1. High Level of Responsibility, Limited Control of Outcome
As nurse practitioners, we have a high level of responsibility. We may work with critically ill patients. Those of us working in settings treating patients of lower acuity still bear this burden of responsibility. We treat sick and injured people whose physical and emotional needs must be met. Not only must we attempt to meet these needs, we operate with limited time and resources for doing so. Working in such a setting leaves nurse practitioners emotionally exhausted and primed for burnout.

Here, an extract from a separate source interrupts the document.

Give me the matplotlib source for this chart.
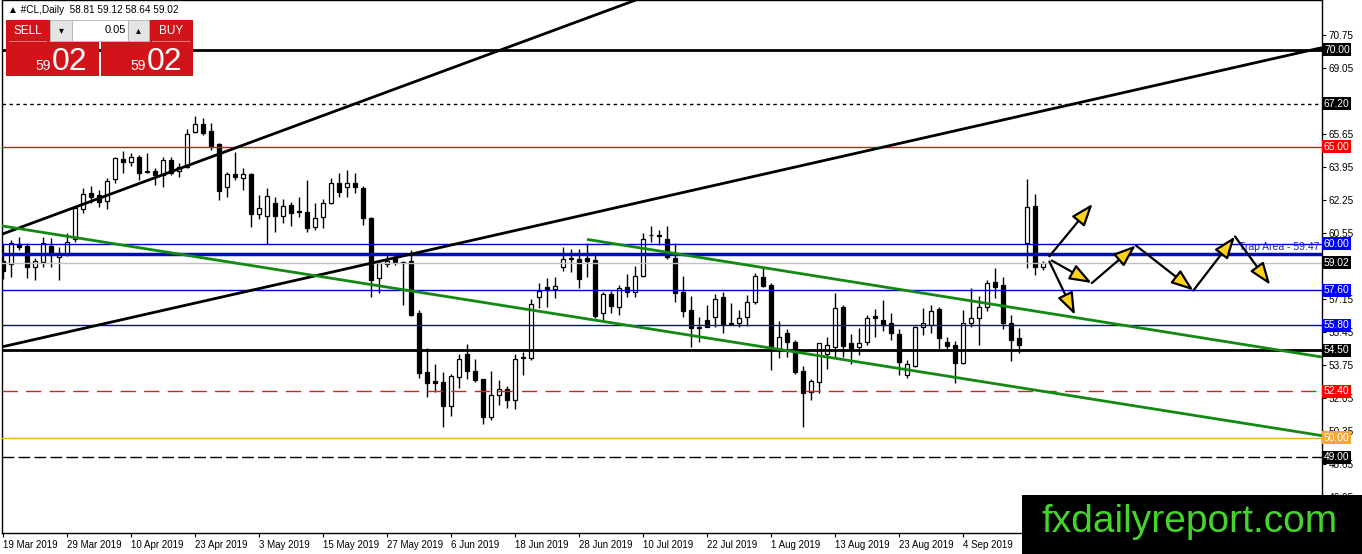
import numpy as np
import matplotlib
matplotlib.use('Agg')
from matplotlib import pyplot as plt
from matplotlib.patches import Rectangle

plt.rcParams['font.family'] = ['Liberation Sans', 'DejaVu Sans']

W, H = 1362, 554

# daily candles, #CL 19 Mar 2019 .. 18 Sep 2019
opens = [59.10, 58.94, 59.98, 59.90, 58.81, 59.07, 59.90, 59.31, 59.47, 60.24,
         61.79, 62.61, 62.51, 62.20, 63.32, 64.38, 64.19, 64.45, 63.74, 63.74,
         63.54, 64.31, 63.76, 63.97, 65.77, 66.16, 65.80, 65.12, 62.90, 63.59,
         63.37, 63.59, 61.53, 61.42, 62.11, 61.42, 61.98, 61.67, 61.62, 60.84,
         61.36, 62.11, 63.11, 62.90, 63.11, 62.85, 61.31, 58.22, 58.95, 59.30,
         59.05, 59.09, 56.44, 53.41, 52.92, 52.86, 51.65, 53.11, 54.32, 53.44,
         53.01, 51.05, 52.20, 52.50, 51.95, 54.10, 54.09, 57.24, 57.75, 57.66,
         58.81, 59.27, 59.19, 59.25, 59.16, 56.44, 57.41, 56.72, 57.75, 57.53,
         58.33, 60.43, 60.43, 60.22, 59.25, 57.53, 56.58, 55.71, 56.07, 56.21,
         57.24, 55.92, 55.90, 56.24, 57.01, 58.30, 57.87, 54.56, 55.38, 54.95,
         53.45, 52.37, 52.89, 54.32, 54.69, 56.75, 54.87, 54.69, 54.95, 56.27,
         56.07, 55.93, 55.35, 53.23, 53.70, 55.69, 55.81, 56.62, 54.95, 54.78,
         53.87, 55.93, 56.15, 56.75, 58.01, 57.87, 55.90, 55.12, 60.02, 61.94,
         58.81]
highs = [60.00, 60.19, 60.36, 60.03, 59.26, 60.36, 60.29, 59.84, 60.55, 61.90,
         62.87, 62.97, 62.76, 63.38, 64.48, 64.77, 64.69, 64.57, 64.66, 63.88,
         64.48, 64.48, 64.14, 65.89, 66.58, 66.46, 66.23, 65.17, 63.71, 64.74,
         63.88, 63.62, 62.51, 62.85, 62.42, 62.28, 62.16, 62.42, 63.28, 62.11,
         62.30, 63.40, 63.66, 63.80, 63.63, 62.97, 61.39, 59.16, 59.50, 59.53,
         59.10, 59.67, 56.58, 54.61, 53.80, 53.41, 53.29, 54.32, 54.83, 54.04,
         53.05, 53.44, 52.97, 52.67, 54.32, 54.43, 57.13, 57.99, 58.22, 58.30,
         59.84, 59.71, 59.71, 60.02, 59.50, 57.53, 57.58, 57.87, 58.43, 58.85,
         60.53, 60.91, 60.70, 60.91, 60.02, 58.33, 57.30, 56.24, 56.84, 57.41,
         57.53, 56.96, 56.58, 57.36, 58.50, 58.73, 57.96, 56.03, 55.59, 55.04,
         53.70, 53.01, 54.90, 55.21, 57.44, 56.84, 55.35, 55.64, 56.32, 56.62,
         57.10, 56.41, 55.59, 54.01, 55.76, 56.67, 56.84, 56.72, 55.21, 55.00,
         56.58, 57.70, 57.30, 58.13, 58.73, 58.30, 56.32, 55.64, 63.32, 62.56,
         59.12]
lows = [58.20, 58.30, 59.67, 58.23, 58.13, 58.81, 58.81, 58.13, 59.38, 60.10,
        61.58, 62.09, 61.89, 61.79, 63.11, 63.66, 64.02, 63.28, 63.63, 63.02,
        62.93, 63.54, 63.42, 63.88, 65.69, 65.60, 64.83, 62.25, 62.42, 63.28,
        62.76, 60.87, 61.26, 59.98, 60.62, 61.05, 60.91, 61.39, 60.62, 60.70,
        60.79, 62.04, 62.42, 62.42, 62.59, 60.96, 57.27, 57.48, 58.81, 58.90,
        56.84, 56.27, 53.06, 52.11, 52.37, 50.57, 51.12, 52.55, 53.01, 52.89,
        50.71, 50.91, 51.69, 51.52, 51.47, 53.23, 54.00, 56.67, 56.72, 57.18,
        58.61, 58.56, 57.73, 58.30, 56.15, 56.03, 56.44, 56.32, 57.27, 57.27,
        58.30, 60.10, 59.93, 59.19, 57.01, 56.21, 54.69, 54.95, 55.69, 55.72,
        55.38, 55.81, 55.69, 55.76, 56.89, 57.75, 53.49, 54.09, 54.15, 53.28,
        50.54, 51.95, 52.32, 53.53, 54.18, 54.15, 53.80, 54.26, 54.78, 55.21,
        55.52, 55.04, 53.23, 53.06, 53.63, 55.30, 55.38, 54.52, 54.52, 52.80,
        53.80, 55.72, 54.78, 56.55, 57.18, 55.59, 53.97, 54.38, 58.73, 58.39,
        58.64]
closes = [58.60, 60.05, 59.84, 58.81, 59.11, 60.03, 59.42, 59.52, 60.10, 61.84,
          62.56, 62.40, 62.16, 63.23, 64.40, 64.21, 64.45, 63.66, 63.68, 63.52,
          64.31, 63.62, 63.93, 65.63, 66.16, 65.72, 65.05, 62.73, 63.59, 63.42,
          63.59, 61.51, 61.82, 62.47, 61.42, 61.94, 61.56, 61.63, 60.79, 61.31,
          62.08, 63.11, 62.68, 63.11, 62.90, 61.31, 58.13, 58.99, 59.11, 59.04,
          58.98, 56.32, 53.35, 52.84, 52.84, 51.65, 53.18, 54.04, 53.44, 52.97,
          51.05, 52.20, 52.50, 51.95, 54.04, 54.14, 56.88, 57.56, 57.66, 57.82,
          59.19, 59.23, 58.16, 59.12, 56.27, 57.41, 56.79, 57.70, 57.53, 58.33,
          60.22, 60.47, 60.39, 59.30, 57.44, 56.55, 55.64, 55.67, 55.72, 57.13,
          55.86, 55.88, 56.15, 57.01, 58.33, 57.82, 54.61, 55.21, 54.95, 53.40,
          52.29, 52.94, 54.87, 54.78, 56.67, 54.73, 54.56, 54.87, 56.15, 56.15,
          55.81, 55.38, 53.92, 53.80, 55.69, 55.90, 56.55, 55.12, 54.73, 53.87,
          55.93, 56.15, 56.75, 57.99, 57.79, 55.90, 55.04, 54.78, 61.87, 58.78,
          59.02]

date_labels = ["19 Mar 2019", "29 Mar 2019", "10 Apr 2019", "23 Apr 2019",
               "3 May 2019", "15 May 2019", "27 May 2019", "6 Jun 2019",
               "18 Jun 2019", "28 Jun 2019", "10 Jul 2019", "22 Jul 2019",
               "1 Aug 2019", "13 Aug 2019", "23 Aug 2019", "4 Sep 2019"]
date_pos = [0, 8, 16, 24, 32, 40, 48, 56, 64, 72, 80, 88, 96, 104, 112, 120]

price_ticks = [70.75, 69.05, 67.35, 65.65, 63.95, 62.25, 60.55, 58.85,
               57.15, 55.45, 53.75, 52.05, 50.35, 48.65, 46.95]
# 67.35 and 58.85 sit fully under the price tags
price_tick_labels = ['70.75', '69.05', '', '65.65', '63.95', '62.25', '60.55', '',
                     '57.15', '55.45', '53.75', '52.05', '50.35', '48.65', '46.95']

# horizontal levels
level_vals = [70.00, 67.20, 65.00, 60.00, 59.47, 59.02, 57.60, 55.80, 54.50, 52.40, 50.00, 49.00]
level_colors = ['black', 'black', '#d01818', '#0000c8', '#0010b0', '#c0c0c0',
                '#0000c8', '#0000c8', 'black', '#e02020', '#f0a830', 'black']
level_widths = [2, 1, 1, 1, 2.5, 1, 1, 1, 2, 1, 1, 1]
level_styles = ['-', (0, (2.5, 2.5)), '-', '-', '-', '-', '-', '-', '-', (0, (11, 6)), '-', (0, (8.5, 3))]

# price labels on the right scale
tag_vals = [70.00, 67.20, 65.00, 60.00, 59.02, 57.60, 55.80, 54.50, 52.40, 50.00, 49.00]
tag_colors = ['black', 'black', '#ff0000', '#0000ff', 'black', '#0000ff', '#0000ff',
              'black', '#ff0000', '#f5a733', 'black']

# trend lines: (bar index, price) pairs
black_line1 = ([-0.375, 85.0], [60.45, 73.45])
black_line2 = ([-0.375, 164.875], [54.66, 70.10])
green_line1 = ([-0.375, 164.875], [60.93, 50.11])
green_line2 = ([73.0, 164.875], [60.22, 54.16])

# scenario arrows
zigzag_x = [131.1, 136.1, 141.6, 148.8, 154.0, 158.4]
zigzag_y = [59.13, 57.97, 59.91, 57.59, 60.37, 57.88]
up_arrow = ((130.8, 59.35), (136.2, 62.05))
down_arrow = ((130.8, 59.08), (134.0, 56.33))

fig = plt.figure(figsize=(W / 100, H / 100), dpi=100)
ax = fig.add_axes([2 / W, (H - 533) / H, 1320 / W, 533 / H])
ax.set_xlim(-0.125, 164.875)
ax.set_ylim(45.094, 72.553)

# candles
x = np.arange(len(opens))
o = np.array(opens)
c = np.array(closes)
up = c >= o
body_lo = np.minimum(o, c)
body_h = np.maximum(np.abs(c - o), 0.04)
ax.vlines(x, lows, highs, color='black', lw=1, zorder=3)
ax.bar(x, body_h, bottom=body_lo, width=0.62,
       color=np.where(up, 'white', 'black'), edgecolor='black', linewidth=0.9, zorder=4)

for v, col, lw, ls in zip(level_vals, level_colors, level_widths, level_styles):
    ax.axhline(v, color=col, lw=lw, linestyle=ls, zorder=5)

for ln in [black_line1, black_line2]:
    ax.plot(ln[0], ln[1], color='black', lw=2, zorder=5, solid_capstyle='butt')
for ln in [green_line1, green_line2]:
    ax.plot(ln[0], ln[1], color='#128a12', lw=2, zorder=5, solid_capstyle='butt')

ax.text(164.6, 59.55, 'Trap Area - 59.47', color='#1a1acc', fontsize=7.5,
        ha='right', va='bottom', zorder=6)

arrow_kw = dict(arrowstyle='-|>,head_length=1.35,head_width=0.5', fc='#ffd21a', ec='black',
                lw=1.6, shrinkA=0, shrinkB=0)
for k in range(len(zigzag_x) - 1):
    ax.annotate('', xy=(zigzag_x[k + 1], zigzag_y[k + 1]), xytext=(zigzag_x[k], zigzag_y[k]),
                arrowprops=arrow_kw, zorder=7)
for a in [up_arrow, down_arrow]:
    ax.annotate('', xy=a[1], xytext=a[0], arrowprops=arrow_kw, zorder=7)

# axes cosmetics
ax.set_xticks(date_pos)
ax.set_xticklabels(date_labels, ha='left', fontsize=7.0)
ax.set_yticks(price_ticks)
ax.set_yticklabels(price_tick_labels, fontsize=7.2)
ax.yaxis.tick_right()
ax.tick_params(axis='x', length=3, pad=2, width=0.8)
ax.tick_params(axis='y', length=3, pad=2, width=0.8)
for sp in ax.spines.values():
    sp.set_linewidth(1)

ytr = ax.get_yaxis_transform()
for v, col in zip(tag_vals, tag_colors):
    ax.text(1.0015, v, '%.2f' % v, transform=ytr, color='white', fontsize=7.4,
            ha='left', va='center', clip_on=False, zorder=8,
            bbox=dict(boxstyle='square,pad=0.15', fc=col, ec='none'))


# header and one-click trading panel (figure pixel coords)
def fx(px):
    return px / W


def fy(py):
    return 1 - py / H


def box(x0, y0, x1, y1, fc, ec='none', lw=0):
    fig.patches.append(Rectangle((fx(x0), fy(y1)), fx(x1) - fx(x0), fy(y0) - fy(y1),
                                 transform=fig.transFigure, fc=fc, ec=ec, lw=lw, zorder=10))


fig.text(fx(8), fy(10), '\u25b2 #CL,Daily  58.81 59.12 58.64 59.02', fontsize=7.2,
         va='center', ha='left', zorder=11)

red = '#d0141a'
box(6, 20, 50, 42, red)
box(149, 20, 193, 42, red)
box(6, 42, 99, 76, red)
box(101, 42, 193, 76, red)
box(50, 20, 72, 41, '#e4e4e4', '#b0b0b0', 0.6)
box(72, 20, 128, 41, 'white', '#b0b0b0', 0.6)
box(128, 20, 149, 41, '#e4e4e4', '#b0b0b0', 0.6)
box(9, 41, 47, 42, '#f08080')
box(152, 41, 190, 42, '#f08080')
fig.text(fx(28), fy(31), 'SELL', color='white', fontsize=8.5, ha='center', va='center', zorder=11)
fig.text(fx(171), fy(31), 'BUY', color='white', fontsize=8.5, ha='center', va='center', zorder=11)
fig.text(fx(126), fy(30), '0.05', color='black', fontsize=8, ha='right', va='center', zorder=11)
fig.text(fx(61), fy(30), '\u25be', color='black', fontsize=7, ha='center', va='center', zorder=11)
fig.text(fx(138), fy(30), '\u25b4', color='black', fontsize=7, ha='center', va='center', zorder=11)
for xs, xb in [(35, 52), (130, 147)]:
    fig.text(fx(xs), fy(70), '59', color='white', fontsize=10, ha='left', va='baseline', zorder=11)
    fig.text(fx(xb), fy(70), '02', color='white', fontsize=23, ha='left', va='baseline', zorder=11)

# watermark
box(1022, 495, 1362, 554, 'black')
fig.text(fx(1190), fy(522), 'fxdailyreport.com', color='#44d42c', fontsize=28,
         ha='center', va='center', zorder=11)

fig.savefig('out.png', dpi=100)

2. Pressure to Meet Metrics
Medical providers are the essence of healthcare. Without physicians, NPs, and PAs, patient care can’t happen. And, patient encounters spell revenue for our practices. As a result, nurse practitioners are placed under immense pressure to perform efficiently. Our schedules are overbooked. Administrators encourage shorter and shorter patient encounters. Constant pressure to meet metrics wears on nurse practitioners physically and emotionally.

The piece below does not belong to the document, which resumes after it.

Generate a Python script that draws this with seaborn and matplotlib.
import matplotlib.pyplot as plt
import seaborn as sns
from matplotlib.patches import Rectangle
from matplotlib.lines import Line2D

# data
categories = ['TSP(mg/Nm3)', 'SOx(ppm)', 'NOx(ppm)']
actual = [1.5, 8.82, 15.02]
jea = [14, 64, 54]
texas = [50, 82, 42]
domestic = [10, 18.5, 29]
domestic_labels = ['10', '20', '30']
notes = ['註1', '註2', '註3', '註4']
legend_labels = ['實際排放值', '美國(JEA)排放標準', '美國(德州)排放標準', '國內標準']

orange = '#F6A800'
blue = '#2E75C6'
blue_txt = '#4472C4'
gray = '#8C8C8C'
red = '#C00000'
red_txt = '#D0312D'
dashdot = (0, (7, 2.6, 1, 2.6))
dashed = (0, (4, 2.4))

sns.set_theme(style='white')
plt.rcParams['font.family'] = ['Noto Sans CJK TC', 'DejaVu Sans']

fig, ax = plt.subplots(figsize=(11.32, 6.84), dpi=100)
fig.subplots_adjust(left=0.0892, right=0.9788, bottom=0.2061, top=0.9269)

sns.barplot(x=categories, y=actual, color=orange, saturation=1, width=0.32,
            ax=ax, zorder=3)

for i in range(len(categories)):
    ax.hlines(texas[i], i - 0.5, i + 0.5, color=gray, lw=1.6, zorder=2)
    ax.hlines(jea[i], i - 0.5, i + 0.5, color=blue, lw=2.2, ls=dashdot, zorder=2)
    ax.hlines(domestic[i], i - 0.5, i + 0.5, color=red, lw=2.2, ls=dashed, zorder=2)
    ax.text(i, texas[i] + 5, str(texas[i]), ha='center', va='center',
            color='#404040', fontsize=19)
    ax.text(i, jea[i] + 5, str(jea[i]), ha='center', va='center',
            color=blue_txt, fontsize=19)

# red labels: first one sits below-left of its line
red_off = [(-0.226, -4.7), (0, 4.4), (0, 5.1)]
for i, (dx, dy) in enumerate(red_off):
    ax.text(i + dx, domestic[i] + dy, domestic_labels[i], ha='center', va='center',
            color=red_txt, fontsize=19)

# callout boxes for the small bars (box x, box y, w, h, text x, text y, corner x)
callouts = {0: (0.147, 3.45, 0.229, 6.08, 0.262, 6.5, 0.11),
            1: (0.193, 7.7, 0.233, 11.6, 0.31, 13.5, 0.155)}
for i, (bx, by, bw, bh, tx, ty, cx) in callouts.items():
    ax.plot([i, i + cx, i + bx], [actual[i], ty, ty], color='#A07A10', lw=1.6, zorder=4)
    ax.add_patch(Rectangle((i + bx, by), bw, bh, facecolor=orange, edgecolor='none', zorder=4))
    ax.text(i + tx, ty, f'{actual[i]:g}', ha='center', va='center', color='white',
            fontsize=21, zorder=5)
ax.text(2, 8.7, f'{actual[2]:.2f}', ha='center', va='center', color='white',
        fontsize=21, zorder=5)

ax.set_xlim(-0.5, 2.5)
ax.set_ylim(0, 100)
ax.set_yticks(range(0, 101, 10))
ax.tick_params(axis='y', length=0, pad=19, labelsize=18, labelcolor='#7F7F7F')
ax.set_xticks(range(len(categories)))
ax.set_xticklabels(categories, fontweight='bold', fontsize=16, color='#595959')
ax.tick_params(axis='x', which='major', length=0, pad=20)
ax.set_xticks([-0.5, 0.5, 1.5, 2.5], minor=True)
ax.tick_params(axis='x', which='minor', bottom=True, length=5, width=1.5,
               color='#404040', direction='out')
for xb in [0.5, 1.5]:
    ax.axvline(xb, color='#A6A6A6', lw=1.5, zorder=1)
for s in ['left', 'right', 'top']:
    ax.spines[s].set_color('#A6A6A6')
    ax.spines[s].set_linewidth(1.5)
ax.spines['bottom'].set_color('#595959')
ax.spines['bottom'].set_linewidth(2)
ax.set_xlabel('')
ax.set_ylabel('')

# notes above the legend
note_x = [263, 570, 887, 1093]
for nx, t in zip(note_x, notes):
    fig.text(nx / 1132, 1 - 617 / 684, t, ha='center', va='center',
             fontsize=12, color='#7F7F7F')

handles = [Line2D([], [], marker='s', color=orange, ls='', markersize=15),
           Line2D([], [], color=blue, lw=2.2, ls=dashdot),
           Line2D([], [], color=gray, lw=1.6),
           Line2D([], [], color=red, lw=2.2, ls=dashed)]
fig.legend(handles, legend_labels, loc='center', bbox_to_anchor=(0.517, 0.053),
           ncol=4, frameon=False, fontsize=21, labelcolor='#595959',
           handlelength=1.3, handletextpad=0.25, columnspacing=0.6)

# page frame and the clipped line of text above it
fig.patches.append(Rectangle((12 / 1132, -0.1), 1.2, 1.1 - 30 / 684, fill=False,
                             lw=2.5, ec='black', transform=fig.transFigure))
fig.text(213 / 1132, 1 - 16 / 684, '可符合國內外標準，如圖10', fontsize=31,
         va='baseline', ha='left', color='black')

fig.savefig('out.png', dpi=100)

3. The System is Stacked Against Us
Our healthcare system is rife with rules and regulations. Insurance companies, government agencies, and lawmakers are the decision-makers in healthcare. These entities, however, may lack understanding about what your job actually looks like. Shifting political culture also breeds uncertainty about the future of your nurse practitioner career contributing to stress and burnout.
4. Malpractice Liability
Whether you ascribe to the philosophy of defensive medicine or not, legal liability weighs on the minds of nurse practitioners. An unintended consequence of treatment or an innocent mistake could have significant legal implications for an NP. Seeing each patient as a potential threat casts a negative cloud over our workdays setting the stage for career dissatisfaction.
5. The Mundane
As nurse practitioners we may practice in a variety of specialties and settings, but overall our jobs remain the same over the course of our careers. We diagnose and treat patients day after day. In many clinical settings, there is little room for upward mobility for NPs seeking a change. As your job becomes less challenging and stimulating, boredom sets in and passion is lost.
The good news? Burnout is a preventable challenge for nurse practitioners. If you feel yourself slipping into a negative career tailspin, identify the reason for your frustration. What can you do to fix the issue? Sometimes all it takes is a little perspective and a few small changes to prevent professional burnout from sinking in.
Burnt out? What do you think is to blame?